Dan Possley rides again: A military veteran surgeon reconnects with the athlete he was
For most of his life, American military veteran and Orthopedic Spine Surgeon Dan Possley believed that his story as an athlete had already been written.
When he was a U23, a crash ended his early racing career, life moved forward, and cycling became just a memory of the past. But last year something shifted. In his 50s, he picked up structured training again, not to chase a result, but to reconnect with a part of himself he thought he’d left behind. Working with Team EF Coaching and coach Nicki Sørensen, he found not only fitness, but a sense of purpose he didn’t know he was missing.
Dan’s cycling story took off the first time when he left home at 22 and moved to Belgium to try to make it as a professional cyclist. He spent three years racing all over the country, learning the ups and downs of the sport, before a serious crash ended the path he thought he would follow. With his dream cut short, he returned home and shifted direction entirely: he went to medical school, became a spine surgeon, served in Afghanistan, married, and became a father of three. Cycling never fully disappeared, but it wasn’t training anymore, it was rides with friends, something he fit in when he could, a reminder rather than a pursuit.
What he didn’t expect was how deeply he missed the structure, the discipline, and the sense of identity he once found in training. Last year, he decided to try again. Not to resurrect a pro career, but to see who he could become through the process. “It was never outcomes-based,” he says. “It was the experience of it all, deciding who I wanted to be every day.” For Dan, riding became a daily practice. A way to stay connected to himself in a life that demands a lot from him. When you spend your mornings performing surgeries, “cutting into another person’s neck at 7:30 a.m. while most people are checking email,” as he puts it, you need somewhere to put that intensity. Cycling became that space, letting the pressure settle before he stepped back into his other roles.
Photo: Llewellyn De Belder
“Getting back into cycling now has made me realize: maybe this is my time. You never know.”

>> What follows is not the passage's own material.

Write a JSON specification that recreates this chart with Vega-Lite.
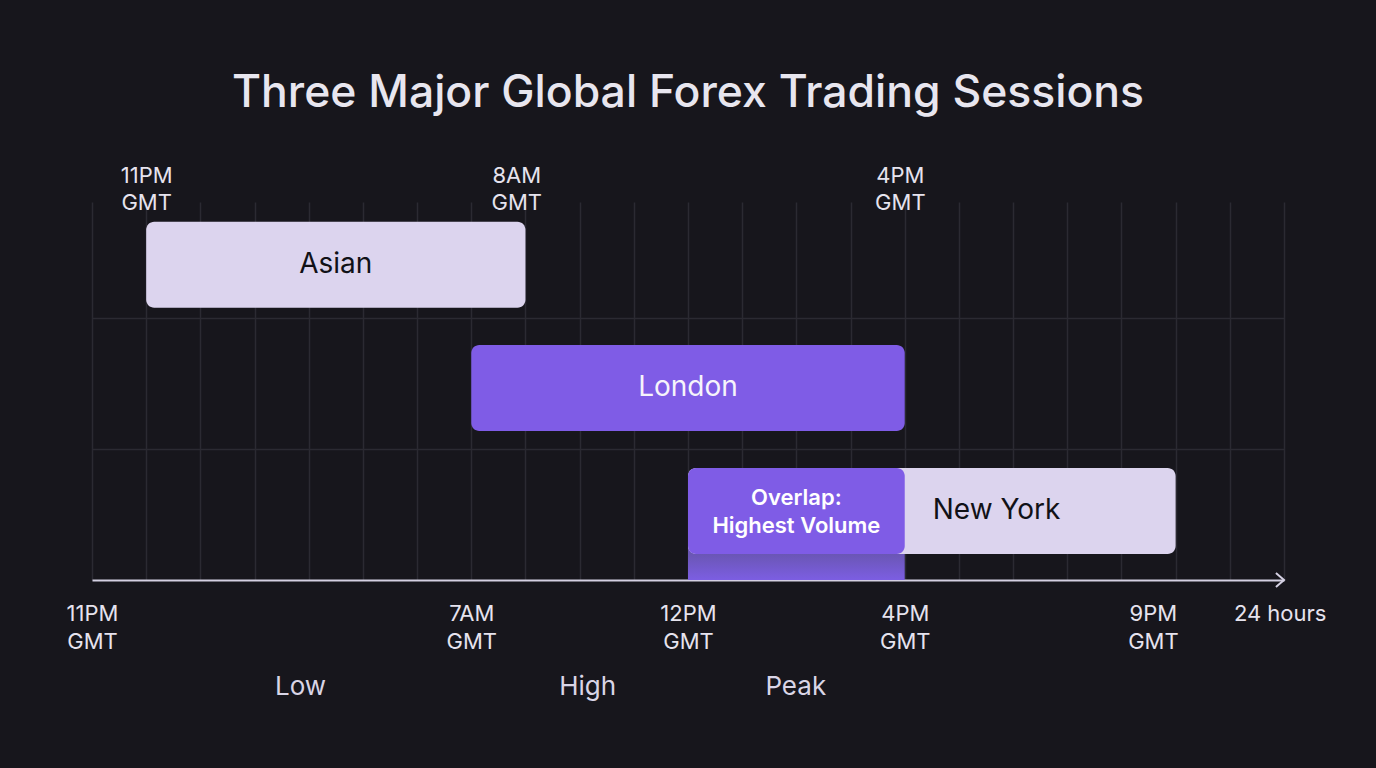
{
  "$schema": "https://vega.github.io/schema/vega-lite/v6.json",
  "width": 1192,
  "height": 378,
  "autosize": {"type": "none"},
  "padding": {"left": 92, "top": 202, "right": 92, "bottom": 188},
  "background": "#17161c",
  "config": {"view": {"stroke": null}, "font": "Inter"},
  "title": {
    "text": "Three Major Global Forex Trading Sessions",
    "fontSize": 44.5,
    "fontWeight": 500,
    "color": "#e8e6ef",
    "font": "Inter",
    "anchor": "middle",
    "baseline": "alphabetic",
    "offset": 13
  },
  "datasets": {
    "sessions": [
      {"session": "Asian", "lane": 3, "start": 1, "end": 8},
      {"session": "London", "lane": 2, "start": 7, "end": 15},
      {"session": "New York", "lane": 1, "start": 11, "end": 20}
    ],
    "overlap": [
      {"label": "Overlap:\nHighest Volume", "lane": 1, "start": 11, "end": 15}
    ]
  },
  "layer": [
    {
      "data": {"name": "overlap"},
      "mark": {
        "type": "rect",
        "fill": {
          "gradient": "linear", "x1": 0, "y1": 0, "x2": 0, "y2": 1,
          "stops": [
            {"offset": 0, "color": "#6a56b4"},
            {"offset": 0.62, "color": "#6a56b4"},
            {"offset": 1, "color": "#7c5ee2"}
          ]
        }
      },
      "encoding": {
        "x": {"field": "start", "type": "quantitative", "scale": {"domain": [0, 22], "nice": false, "zero": false, "padding": 0}, "axis": null},
        "x2": {"field": "end"},
        "y": {"field": "lane", "type": "quantitative", "scale": {"domain": [0.44, 3.51], "nice": false, "zero": false, "padding": 0}, "axis": null},
        "y2": {"datum": 0.44}
      }
    },
    {
      "data": {"name": "sessions"},
      "mark": {"type": "bar", "size": 86, "cornerRadius": 8},
      "encoding": {
        "x": {
          "field": "start", "type": "quantitative",
          "scale": {"domain": [0, 22], "nice": false, "zero": false, "padding": 0},
          "axis": {"orient": "top", "values": [0,1,2,3,4,5,6,7,8,9,10,11,12,13,14,15,16,17,18,19,20,21,22], "grid": true, "gridColor": "#2b2a32", "gridWidth": 1.5, "labels": false, "ticks": false, "domain": false, "title": null}
        },
        "x2": {"field": "end"},
        "y": {
          "field": "lane", "type": "quantitative",
          "scale": {"domain": [0.44, 3.51], "nice": false, "zero": false, "padding": 0},
          "axis": {"orient": "left", "values": [1.5, 2.57], "grid": true, "gridColor": "#2b2a32", "gridWidth": 1.5, "labels": false, "ticks": false, "domain": false, "title": null}
        },
        "color": {
          "field": "session", "type": "nominal",
          "scale": {"domain": ["Asian", "London", "New York"], "range": ["#dcd4ee", "#7f5ce6", "#dcd4ee"]},
          "legend": null
        }
      }
    },
    {
      "data": {"name": "overlap"},
      "mark": {"type": "bar", "size": 86, "cornerRadius": 8, "color": "#7f5ce6"},
      "encoding": {
        "x": {
          "field": "start", "type": "quantitative",
          "scale": {"domain": [0, 22], "nice": false, "zero": false, "padding": 0},
          "axis": {
            "orient": "bottom", "values": [0, 7, 11, 15, 19.58, 21.92],
            "labelExpr": "datum.value == 0 ? ['11PM','GMT'] : datum.value == 7 ? ['7AM','GMT'] : datum.value == 11 ? ['12PM','GMT'] : datum.value == 15 ? ['4PM','GMT'] : datum.value == 19.58 ? ['9PM','GMT'] : '24 hours'",
            "labelFont": "Inter", "labelFontSize": 22, "labelColor": "#e6e3ee", "labelLineHeight": 28,
            "labelPadding": 23, "labelFlush": false, "labelOverlap": false, "labelBound": false,
            "labelBaseline": "top",
            "ticks": false, "grid": false, "domain": true, "domainColor": "#d4d0e2", "domainWidth": 2, "title": null
          }
        },
        "x2": {"field": "end"},
        "y": {"field": "lane", "type": "quantitative", "scale": {"domain": [0.44, 3.51], "nice": false, "zero": false, "padding": 0}, "axis": null}
      }
    },
    {
      "data": {"name": "sessions"},
      "transform": [
        {"filter": "datum.session != 'New York'"},
        {"fold": ["start", "end"], "as": ["edge", "t"]}
      ],
      "mark": {"type": "text", "fontSize": 28, "font": "Inter", "fontWeight": 400, "align": "center", "baseline": "middle"},
      "encoding": {
        "x": {
          "aggregate": "mean", "field": "t", "type": "quantitative",
          "scale": {"domain": [0, 22], "nice": false, "zero": false, "padding": 0},
          "axis": {
            "orient": "top", "values": [1, 7.83, 14.91],
            "labelExpr": "datum.value == 1 ? ['11PM','GMT'] : datum.value == 7.83 ? ['8AM','GMT'] : ['4PM','GMT']",
            "labelFont": "Inter", "labelFontSize": 22, "labelColor": "#e6e3ee", "labelLineHeight": 27,
            "labelPadding": 15, "labelFlush": false, "labelOverlap": false, "labelBound": false,
            "labelBaseline": "bottom",
            "ticks": false, "grid": false, "domain": false, "title": null
          }
        },
        "y": {"field": "lane", "type": "quantitative", "scale": {"domain": [0.44, 3.51], "nice": false, "zero": false, "padding": 0}, "axis": null},
        "text": {"field": "session", "type": "nominal"},
        "color": {"condition": {"test": "datum.session == 'London'", "value": "#f6f4fb"}, "value": "#111117"}
      }
    },
    {
      "data": {"name": "overlap"},
      "transform": [
        {"fold": ["start", "end"], "as": ["edge", "t"]}
      ],
      "mark": {"type": "text", "fontSize": 22, "font": "Inter", "fontWeight": 600, "align": "center", "baseline": "middle", "lineBreak": "\n", "lineHeight": 28, "dy": -13, "color": "#ffffff"},
      "encoding": {
        "x": {
          "aggregate": "mean", "field": "t", "type": "quantitative",
          "scale": {"domain": [0, 22], "nice": false, "zero": false, "padding": 0},
          "axis": {
            "orient": "bottom", "values": [3.84, 9.14, 12.98],
            "labelExpr": "datum.value == 3.84 ? 'Low' : datum.value == 9.14 ? 'High' : 'Peak'",
            "labelFont": "Inter", "labelFontSize": 26, "labelColor": "#d9d5e6",
            "labelPadding": 93, "labelFlush": false, "labelOverlap": false, "labelBound": false,
            "labelBaseline": "top",
            "ticks": false, "grid": false, "domain": false, "title": null
          }
        },
        "y": {"field": "lane", "type": "quantitative", "scale": {"domain": [0.44, 3.51], "nice": false, "zero": false, "padding": 0}, "axis": null},
        "text": {"field": "label", "type": "nominal"}
      }
    },
    {
      "data": {"name": "sessions"},
      "transform": [{"filter": "datum.session == 'New York'"}],
      "mark": {"type": "text", "fontSize": 28, "font": "Inter", "fontWeight": 400, "align": "left", "baseline": "middle", "dx": 28, "color": "#111117"},
      "encoding": {
        "x": {"datum": 15, "type": "quantitative", "scale": {"domain": [0, 22], "nice": false, "zero": false, "padding": 0}, "axis": null},
        "y": {"field": "lane", "type": "quantitative", "scale": {"domain": [0.44, 3.51], "nice": false, "zero": false, "padding": 0}, "axis": null},
        "text": {"field": "session", "type": "nominal"}
      }
    },
    {
      "data": {"values": [{"end": 22}]},
      "mark": {"type": "point", "shape": "M-1.15,-1L0,0L-1.15,1", "filled": false, "stroke": "#d4d0e2", "strokeWidth": 2, "size": 196, "opacity": 1},
      "encoding": {
        "x": {"field": "end", "type": "quantitative", "scale": {"domain": [0, 22], "nice": false, "zero": false, "padding": 0}, "axis": null},
        "y": {"datum": 0.44, "type": "quantitative", "scale": {"domain": [0.44, 3.51], "nice": false, "zero": false, "padding": 0}, "axis": null}
      }
    }
  ],
  "resolve": {"axis": {"x": "independent", "y": "independent"}}
}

When he made the decision to take training seriously again, Dan also knew he didn’t want to do it alone. He enrolled in Team EF Coaching as an athlete, working closely with former pro Nicki Sørensen, whose approach immediately gave him what he’d been missing: perspective. With a demanding job, unpredictable weeks, and a busy family life, traditional consistency wasn’t realistic. Some weeks allowed him to do six-hour rides; others forced him to miss multiple days. Having a coach who adjusted his plan, saw the bigger picture, and guided his long-term trajectory made all the difference. “Working with Nicki weekly really helped me,” he says. “Things come up all the time, days I have to miss, days that open up. Taking the 30,000-foot view was huge.” Despite holding a master’s degree in exercise physiology, Dan wanted external honesty, someone who could challenge his weaknesses, hold him back when needed, and remind him that progress isn’t always linear.
What surprised him most wasn’t the physical transformation, but the emotional one. Structured training reintroduced him to a version of himself he had forgotten. “I grew a lot physically,” he says, “but emotionally and even spiritually too.” The cold morning rides, the brutally hot summer days, the daily task of showing up, even when he didn’t feel like it, brought him a sense of alignment he hadn’t felt since his early twenties. And while setbacks inevitably came, the highs outweighed everything. The biggest high: qualifying for the Gravel World Championships in his age group 50-54. He laughs when he recalls it, “I went over there and got my ass kicked”, but he left with more motivation, not less. “I often learn more from failures than wins,” he says. Together with Nicki, he is already building this year’s plan with more clarity, more intention, and more belief in what he can still become.
“Working with Nicki weekly really helped me… Taking the 30,000-foot view was huge.”
Balancing all of this still takes a team. His wife, his kids, and his colleagues know how much riding means to him and support him in making it possible. But Dan has also learned to accept that life won’t always give him perfect weeks. Some days the plan fits. Some days it doesn’t. Working with Team EF Coaching has helped him trust the long game rather than obsess over every single missed session. It’s helped him use the time he does have in the most meaningful way. And perhaps most importantly, it’s reminded him that athletic success doesn’t have to look like it did when he was 22. Back then, success meant a pro contract. Now, it means something far more personal.
When he looks back at the younger version of himself who thought the crash ended everything, he sees things differently. “It was all a master plan,” he says. “If things hadn’t happened the way they did, I wouldn’t be a surgeon. Maybe I wouldn’t have my family. Getting back into cycling now has made me realize: maybe this is my time. You never know.”